奔驰s系列的300l他见过不少,可没有一辆是长着这模样,很显然是经过改装,到底改了什么地方他不知道,不过从这辆黑色奔驰被改得几乎认不出原来模样,又比原来模样还要顺眼这一点来看,改车的人肯定是一个高手,而要请这种改车高手改装车,通常改装的价钱比买一辆全新的原装车还贵。
一个衣着普通的大学生,却开着一辆又高手改装过至少价值数百万的好车,只要稍微用点脑筋,很容易就能想到五个字‘扮猪吃老虎’,通俗一点来说就是‘装逼’。
在学府路这块地方会有这种“装逼”癖好的大学生,也只有那些暴发户家里的二世祖,因为除了他们没有人会这么无聊,吃饱饭没事干,穿着扮相寒酸掺人,却又能开着数百万的好车在路上晃荡。
这种暴发户家中的二世祖,往往没有什么后台,手里经常又捏着很大一笔钱,简直是他们混道上的‘挚爱’。
“五百万?你确定这么点钱就够了吗?”微眯起眼睛,秦歌似笑非笑地问了一句。
“当然不够,怎么着也要六。。。不,应该是八百万才对。”秦歌这么一问,梁烈还道他是真的怕了,在服软,顿时顺杆子往上爬,直接把价码又翻了翻。
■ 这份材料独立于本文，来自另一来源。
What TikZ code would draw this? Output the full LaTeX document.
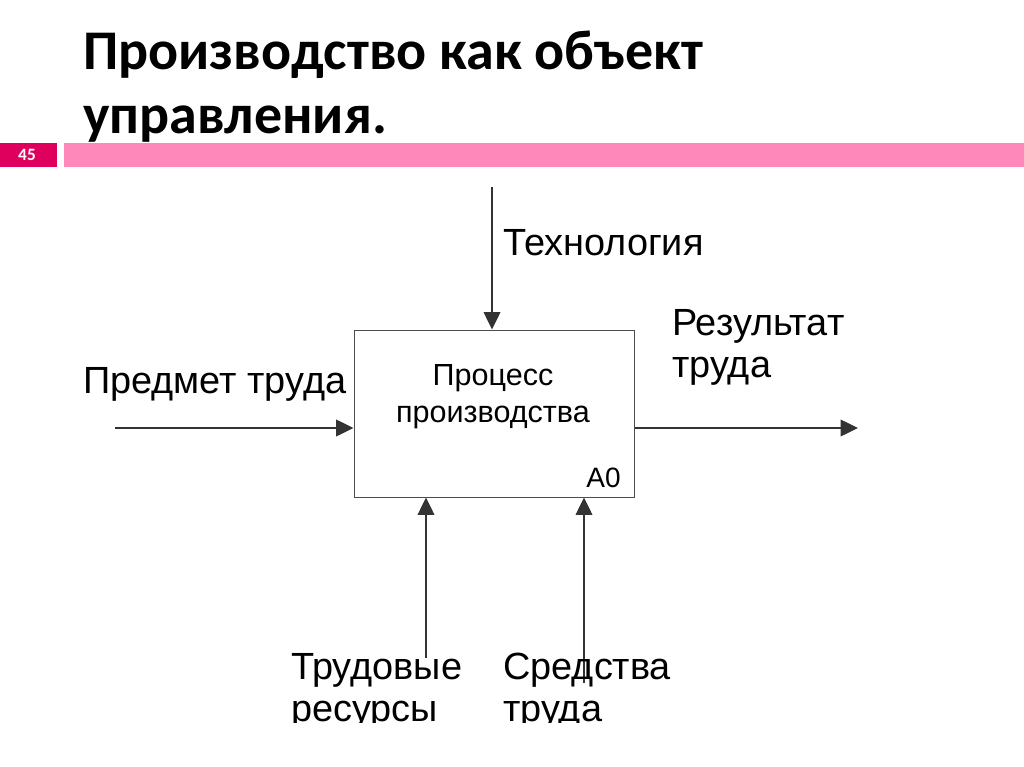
\documentclass[tikz,border=0pt]{standalone}
\usepackage{fontspec}
\setmainfont{Liberation Sans}
\newfontfamily\titlefont{Carlito}
\usetikzlibrary{arrows.meta}
\definecolor{slidemark}{RGB}{222,0,92}
\definecolor{slidebar}{RGB}{255,136,187}
\tikzset{
  flow/.style={draw=black!80, line width=1pt, -{Triangle[length=13pt,width=12.5pt]}},
  lbl/.style={inner sep=0pt, anchor=base west, align=left, font=\fontsize{28.4}{31.5}\selectfont},
  boxlbl/.style={inner sep=0pt, font=\fontsize{22.9}{27.75}\selectfont}
}
\begin{document}
\begin{tikzpicture}
[x=0.75pt,y=-0.75pt]
\useasboundingbox (0,0) rectangle (1024,767);
% title
\node[inner sep=0pt, anchor=base west, align=left, font=\titlefont\bfseries\fontsize{42}{48}\selectfont] (title) at (83,133) {Производство как объект\\управления.};
% slide bar
\fill[slidemark] (0,143) rectangle (57,167);
\node[text=white, font=\titlefont\bfseries\fontsize{13}{14}\selectfont] (num) at (27,155) {45};
\fill[slidebar] (64,143) rectangle (1024,167);
% function box
\node[draw=black!70, line width=0.75pt, minimum width=210pt, minimum height=125.25pt, inner sep=0pt] (proc) at (494,413.5) {};
\node[boxlbl, align=center, anchor=base] (proclbl) at (493,422) {Процесс\\производства};
\node[boxlbl, font=\fontsize{21}{24}\selectfont, anchor=base east] (code) at (621,487) {A0};
% control
\coordinate (techin) at (492,187);
\draw[flow] (techin) -- (techin |- proc.north);
\node[lbl] (tech) at (503,255) {Технология};
% input
\coordinate (subjin) at (115,428);
\draw[flow] (subjin) -- (subjin -| proc.west);
\node[lbl] (subj) at (83,393) {Предмет труда};
% output
\coordinate (resout) at (858,428);
\draw[flow] (proc.east |- resout) -- (resout);
\node[lbl] (res) at (672,377) {Результат\\труда};
% mechanisms
\coordinate (labin) at (426,658);
\draw[flow] (labin) -- (labin |- proc.south);
\coordinate (toolin) at (584,683);
\draw[flow] (toolin) -- (toolin |- proc.south);
\begin{scope}
\clip (0,0) rectangle (1024,722);
\node[lbl] (lab) at (291,721) {Трудовые\\ресурсы};
\node[lbl] (tool) at (503,721) {Средства\\труда};
\end{scope}
\end{tikzpicture}
\end{document}
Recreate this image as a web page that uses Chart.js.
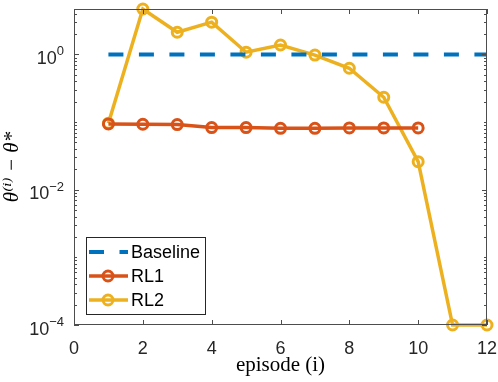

张一宝虽然感觉秦歌说话的语气好像怪怪的,不过自己这边人多势众,不怕他能玩出什么花样,也就没有多想其他,信心大定之下并没有制止梁烈的自作主张,任由他在哪里叫嚷。
原本他的心理预期是一百万,照现在的情况看来,这头肥羊显然不是一般的肥,自己估计的还是太低了,就让梁烈这个二愣子继续探探这小子的底。要么不干,要干就干票大的,有句话说得好,三年不开张,开张吃三年。
周围那几十号人也是兴奋不已,没想到还真逮着一只肥羊了,自己这些人站了那么久,怎么也该分上一点,肉吃不上,怎么着也能蹭上点汤水。看梁烈这架势,明显是要宰一刀狠,今日儿这事要干成了,随便一点汤水,也够他们舒舒服服地过上两三个月。
秦歌笑容越发诡异:“才八百万啊!不算多,看来你也不是真正贪心的人,换了我是你,喊出五千万还是低了。”